> [Your objective] Set the lines down again exactly, first line through the line that contains "const yTitle = 'Corrosion Rate';", with no pictures.

> [Raw data]
◆ ◆ ◆
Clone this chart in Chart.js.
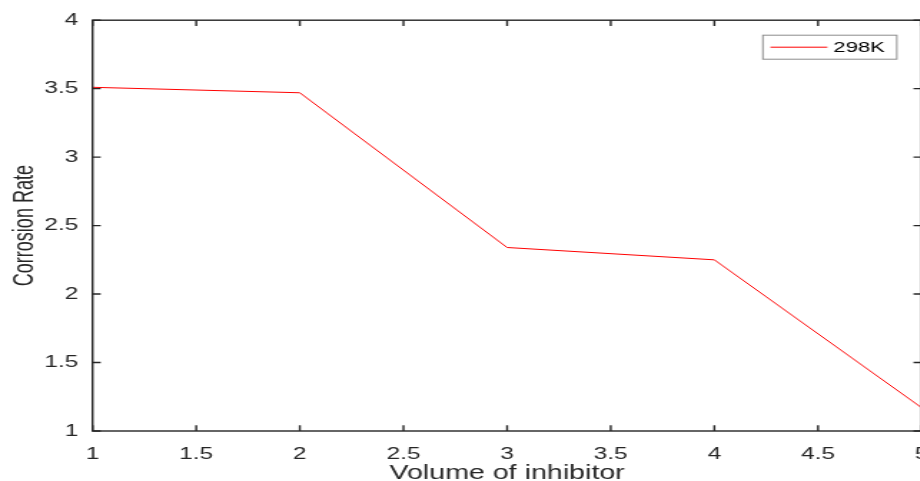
<!DOCTYPE html>
<html>
<head>
<meta charset="utf-8">
<script src="https://cdn.jsdelivr.net/npm/chart.js@4/dist/chart.umd.min.js"></script>
<style>
    html, body { margin: 0; padding: 0; overflow: hidden; background: #fff; }
    /* drawn narrow and widened with css, like the exported figure */
    #corrosionChart { width: 947px; height: 481px; }
</style>
</head>
<body>
<canvas id="corrosionChart" width="662" height="481" style="width:947px;height:481px"></canvas>
<script>
// volumen de inhibidor vs velocidad de corrosion
const volumes = [1, 2, 3, 4, 5];
const corrosion298K = [3.51, 3.47, 2.34, 2.25, 1.17];
const seriesLabel = '298K';
const xTickValues = [1, 1.5, 2, 2.5, 3, 3.5, 4, 4.5, 5];
const yTickValues = [1, 1.5, 2, 2.5, 3, 3.5, 4];
const xTitle = 'Volume of inhibitor';
const yTitle = 'Corrosion Rate';

const axisColor = '#262626';
const tickFont = { family: '"Liberation Sans", Arial, sans-serif', size: 17 };

// marco completo con marcas hacia dentro, leyenda en caja y titulo del eje y
const framePlugin = {
    id: 'frame',
    afterDraw(chart) {
        const ctx = chart.ctx;
        const { left, right, top, bottom } = chart.chartArea;
        const xs = chart.scales.x;
        const ys = chart.scales.y;
        const tickLen = 5.7;

        ctx.save();
        ctx.strokeStyle = axisColor;
        ctx.lineWidth = 1.4;
        ctx.strokeRect(left, top, right - left, bottom - top);

        ctx.beginPath();
        xTickValues.forEach(v => {
            const px = xs.getPixelForValue(v);
            ctx.moveTo(px, bottom);
            ctx.lineTo(px, bottom - tickLen);
            ctx.moveTo(px, top);
            ctx.lineTo(px, top + tickLen);
        });
        yTickValues.forEach(v => {
            const py = ys.getPixelForValue(v);
            ctx.moveTo(left, py);
            ctx.lineTo(left + tickLen, py);
            ctx.moveTo(right, py);
            ctx.lineTo(right - tickLen, py);
        });
        ctx.stroke();

        // leyenda
        const ds = chart.data.datasets[0];
        const boxL = right - 111;
        const boxR = right - 17.4;
        const boxT = top + 15;
        const boxH = 24;
        ctx.fillStyle = '#fff';
        ctx.fillRect(boxL, boxT, boxR - boxL, boxH);
        ctx.strokeStyle = '#8c8c8c';
        ctx.lineWidth = 1;
        ctx.strokeRect(boxL, boxT, boxR - boxL, boxH);

        ctx.strokeStyle = ds.borderColor;
        ctx.lineWidth = 1;
        ctx.beginPath();
        ctx.moveTo(boxL + 5.3, boxT + 12);
        ctx.lineTo(boxL + 45.1, boxT + 12);
        ctx.stroke();

        ctx.fillStyle = '#000';
        ctx.font = '15.4px "Liberation Sans", Arial, sans-serif';
        ctx.textAlign = 'left';
        ctx.textBaseline = 'middle';
        ctx.fillText(ds.label, boxL + 49.3, boxT + 13);

        // titulo del eje y, letra estrecha
        ctx.translate(23.1, (top + bottom) / 2);
        ctx.rotate(-Math.PI / 2);
        ctx.scale(0.86, 1);
        ctx.fillStyle = axisColor;
        ctx.font = '21px "Liberation Sans", Arial, sans-serif';
        ctx.textAlign = 'center';
        ctx.textBaseline = 'alphabetic';
        ctx.fillText(yTitle, 0, 0);
        ctx.restore();
    }
};

const ctx = document.getElementById('corrosionChart').getContext('2d');
new Chart(ctx, {
    type: 'line',
    data: {
        datasets: [{
            label: seriesLabel,
            data: volumes.map((v, i) => ({ x: v, y: corrosion298K[i] })),
            borderColor: '#ff0000',
            borderWidth: 1,
            pointRadius: 0,
            tension: 0,
            fill: false
        }]
    },
    options: {
        responsive: false,
        maintainAspectRatio: false,
        animation: false,
        devicePixelRatio: 1,
        layout: {
            padding: { top: 18.5, left: 0, right: 0, bottom: 0 }
        },
        plugins: {
            legend: { display: false },
            tooltip: { enabled: false }
        },
        scales: {
            x: {
                type: 'linear',
                min: 1,
                max: 5,
                afterBuildTicks: scale => { scale.ticks = xTickValues.map(v => ({ value: v })); },
                afterFit: scale => { scale.height = 50; },
                grid: { display: false, drawTicks: false },
                border: { display: false },
                ticks: {
                    font: tickFont,
                    color: axisColor,
                    padding: 13,
                    maxRotation: 0,
                    autoSkip: false,
                    callback: v => String(v)
                },
                title: {
                    display: true,
                    text: xTitle,
                    color: axisColor,
                    font: { family: '"Liberation Sans", Arial, sans-serif', size: 20 },
                    padding: { top: 0, bottom: -4 }
                }
            },
            y: {
                min: 1,
                max: 4,
                afterBuildTicks: scale => { scale.ticks = yTickValues.map(v => ({ value: v })); },
                afterFit: scale => { scale.width = 64.7; },
                grid: { display: false, drawTicks: false },
                border: { display: false },
                ticks: {
                    font: tickFont,
                    color: axisColor,
                    padding: 10,
                    autoSkip: false,
                    callback: v => String(v)
                }
            }
        }
    },
    plugins: [framePlugin]
});
</script>
</body>
</html>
◆ ◆ ◆
> [Output for this task]
Clone this chart in Chart.js.
<!DOCTYPE html>
<html>
<head>
<meta charset="utf-8">
<script src="https://cdn.jsdelivr.net/npm/chart.js@4/dist/chart.umd.min.js"></script>
<style>
    html, body { margin: 0; padding: 0; overflow: hidden; background: #fff; }
    /* drawn narrow and widened with css, like the exported figure */
    #corrosionChart { width: 947px; height: 481px; }
</style>
</head>
<body>
<canvas id="corrosionChart" width="662" height="481" style="width:947px;height:481px"></canvas>
<script>
// volumen de inhibidor vs velocidad de corrosion
const volumes = [1, 2, 3, 4, 5];
const corrosion298K = [3.51, 3.47, 2.34, 2.25, 1.17];
const seriesLabel = '298K';
const xTickValues = [1, 1.5, 2, 2.5, 3, 3.5, 4, 4.5, 5];
const yTickValues = [1, 1.5, 2, 2.5, 3, 3.5, 4];
const xTitle = 'Volume of inhibitor';
const yTitle = 'Corrosion Rate';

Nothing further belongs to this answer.